**INSTRUCTION**
Give back the whole listing exactly as shown.

**SOURCE EXCERPT**
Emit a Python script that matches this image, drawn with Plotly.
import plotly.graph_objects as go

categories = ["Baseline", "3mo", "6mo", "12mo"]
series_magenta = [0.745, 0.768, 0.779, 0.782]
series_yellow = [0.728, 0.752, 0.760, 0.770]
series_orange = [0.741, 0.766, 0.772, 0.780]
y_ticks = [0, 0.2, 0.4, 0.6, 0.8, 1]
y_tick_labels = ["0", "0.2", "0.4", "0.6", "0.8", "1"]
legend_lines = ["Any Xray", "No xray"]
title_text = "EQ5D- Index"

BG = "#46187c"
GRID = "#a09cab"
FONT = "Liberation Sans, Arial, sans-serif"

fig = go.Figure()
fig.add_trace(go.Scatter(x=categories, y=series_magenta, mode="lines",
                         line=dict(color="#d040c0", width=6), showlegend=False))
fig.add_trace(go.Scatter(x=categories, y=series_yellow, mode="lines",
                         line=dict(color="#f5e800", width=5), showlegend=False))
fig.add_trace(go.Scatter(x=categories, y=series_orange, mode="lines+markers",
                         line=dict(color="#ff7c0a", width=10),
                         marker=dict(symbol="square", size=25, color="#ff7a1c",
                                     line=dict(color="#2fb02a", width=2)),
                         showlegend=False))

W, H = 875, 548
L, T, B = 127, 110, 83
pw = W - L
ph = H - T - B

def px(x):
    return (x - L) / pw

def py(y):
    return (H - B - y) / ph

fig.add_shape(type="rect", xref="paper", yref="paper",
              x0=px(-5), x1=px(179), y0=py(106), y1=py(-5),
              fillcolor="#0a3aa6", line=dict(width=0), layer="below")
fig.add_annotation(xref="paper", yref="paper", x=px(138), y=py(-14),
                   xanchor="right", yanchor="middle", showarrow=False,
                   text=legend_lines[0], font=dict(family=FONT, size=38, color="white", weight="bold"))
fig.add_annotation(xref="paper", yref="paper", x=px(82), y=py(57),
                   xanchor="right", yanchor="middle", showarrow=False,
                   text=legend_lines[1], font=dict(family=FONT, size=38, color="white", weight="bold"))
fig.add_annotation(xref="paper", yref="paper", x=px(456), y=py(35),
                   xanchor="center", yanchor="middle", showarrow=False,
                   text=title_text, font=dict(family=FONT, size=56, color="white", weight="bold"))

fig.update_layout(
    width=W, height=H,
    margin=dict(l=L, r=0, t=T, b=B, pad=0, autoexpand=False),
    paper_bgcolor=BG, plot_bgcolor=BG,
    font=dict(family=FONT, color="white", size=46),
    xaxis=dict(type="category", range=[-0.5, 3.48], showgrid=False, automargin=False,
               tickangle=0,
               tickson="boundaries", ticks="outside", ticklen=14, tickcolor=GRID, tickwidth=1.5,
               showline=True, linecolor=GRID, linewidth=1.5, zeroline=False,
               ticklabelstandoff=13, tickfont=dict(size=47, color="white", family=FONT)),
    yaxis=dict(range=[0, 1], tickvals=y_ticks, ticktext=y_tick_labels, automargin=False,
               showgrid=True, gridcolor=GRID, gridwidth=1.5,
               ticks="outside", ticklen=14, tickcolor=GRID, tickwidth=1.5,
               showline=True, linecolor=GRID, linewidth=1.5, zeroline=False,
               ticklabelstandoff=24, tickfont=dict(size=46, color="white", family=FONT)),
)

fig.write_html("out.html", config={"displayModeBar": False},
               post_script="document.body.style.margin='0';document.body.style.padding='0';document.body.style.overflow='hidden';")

**IN RESPONSE**
Emit a Python script that matches this image, drawn with Plotly.
import plotly.graph_objects as go

categories = ["Baseline", "3mo", "6mo", "12mo"]
series_magenta = [0.745, 0.768, 0.779, 0.782]
series_yellow = [0.728, 0.752, 0.760, 0.770]
series_orange = [0.741, 0.766, 0.772, 0.780]
y_ticks = [0, 0.2, 0.4, 0.6, 0.8, 1]
y_tick_labels = ["0", "0.2", "0.4", "0.6", "0.8", "1"]
legend_lines = ["Any Xray", "No xray"]
title_text = "EQ5D- Index"

BG = "#46187c"
GRID = "#a09cab"
FONT = "Liberation Sans, Arial, sans-serif"

fig = go.Figure()
fig.add_trace(go.Scatter(x=categories, y=series_magenta, mode="lines",
                         line=dict(color="#d040c0", width=6), showlegend=False))
fig.add_trace(go.Scatter(x=categories, y=series_yellow, mode="lines",
                         line=dict(color="#f5e800", width=5), showlegend=False))
fig.add_trace(go.Scatter(x=categories, y=series_orange, mode="lines+markers",
                         line=dict(color="#ff7c0a", width=10),
                         marker=dict(symbol="square", size=25, color="#ff7a1c",
                                     line=dict(color="#2fb02a", width=2)),
                         showlegend=False))

W, H = 875, 548
L, T, B = 127, 110, 83
pw = W - L
ph = H - T - B

def px(x):
    return (x - L) / pw

def py(y):
    return (H - B - y) / ph

fig.add_shape(type="rect", xref="paper", yref="paper",
              x0=px(-5), x1=px(179), y0=py(106), y1=py(-5),
              fillcolor="#0a3aa6", line=dict(width=0), layer="below")
fig.add_annotation(xref="paper", yref="paper", x=px(138), y=py(-14),
                   xanchor="right", yanchor="middle", showarrow=False,
                   text=legend_lines[0], font=dict(family=FONT, size=38, color="white", weight="bold"))
fig.add_annotation(xref="paper", yref="paper", x=px(82), y=py(57),
                   xanchor="right", yanchor="middle", showarrow=False,
                   text=legend_lines[1], font=dict(family=FONT, size=38, color="white", weight="bold"))
fig.add_annotation(xref="paper", yref="paper", x=px(456), y=py(35),
                   xanchor="center", yanchor="middle", showarrow=False,
                   text=title_text, font=dict(family=FONT, size=56, color="white", weight="bold"))

fig.update_layout(
    width=W, height=H,
    margin=dict(l=L, r=0, t=T, b=B, pad=0, autoexpand=False),
    paper_bgcolor=BG, plot_bgcolor=BG,
    font=dict(family=FONT, color="white", size=46),
    xaxis=dict(type="category", range=[-0.5, 3.48], showgrid=False, automargin=False,
               tickangle=0,
               tickson="boundaries", ticks="outside", ticklen=14, tickcolor=GRID, tickwidth=1.5,
               showline=True, linecolor=GRID, linewidth=1.5, zeroline=False,
               ticklabelstandoff=13, tickfont=dict(size=47, color="white", family=FONT)),
    yaxis=dict(range=[0, 1], tickvals=y_ticks, ticktext=y_tick_labels, automargin=False,
               showgrid=True, gridcolor=GRID, gridwidth=1.5,
               ticks="outside", ticklen=14, tickcolor=GRID, tickwidth=1.5,
               showline=True, linecolor=GRID, linewidth=1.5, zeroline=False,
               ticklabelstandoff=24, tickfont=dict(size=46, color="white", family=FONT)),
)

fig.write_html("out.html", config={"displayModeBar": False},
               post_script="document.body.style.margin='0';document.body.style.padding='0';document.body.style.overflow='hidden';")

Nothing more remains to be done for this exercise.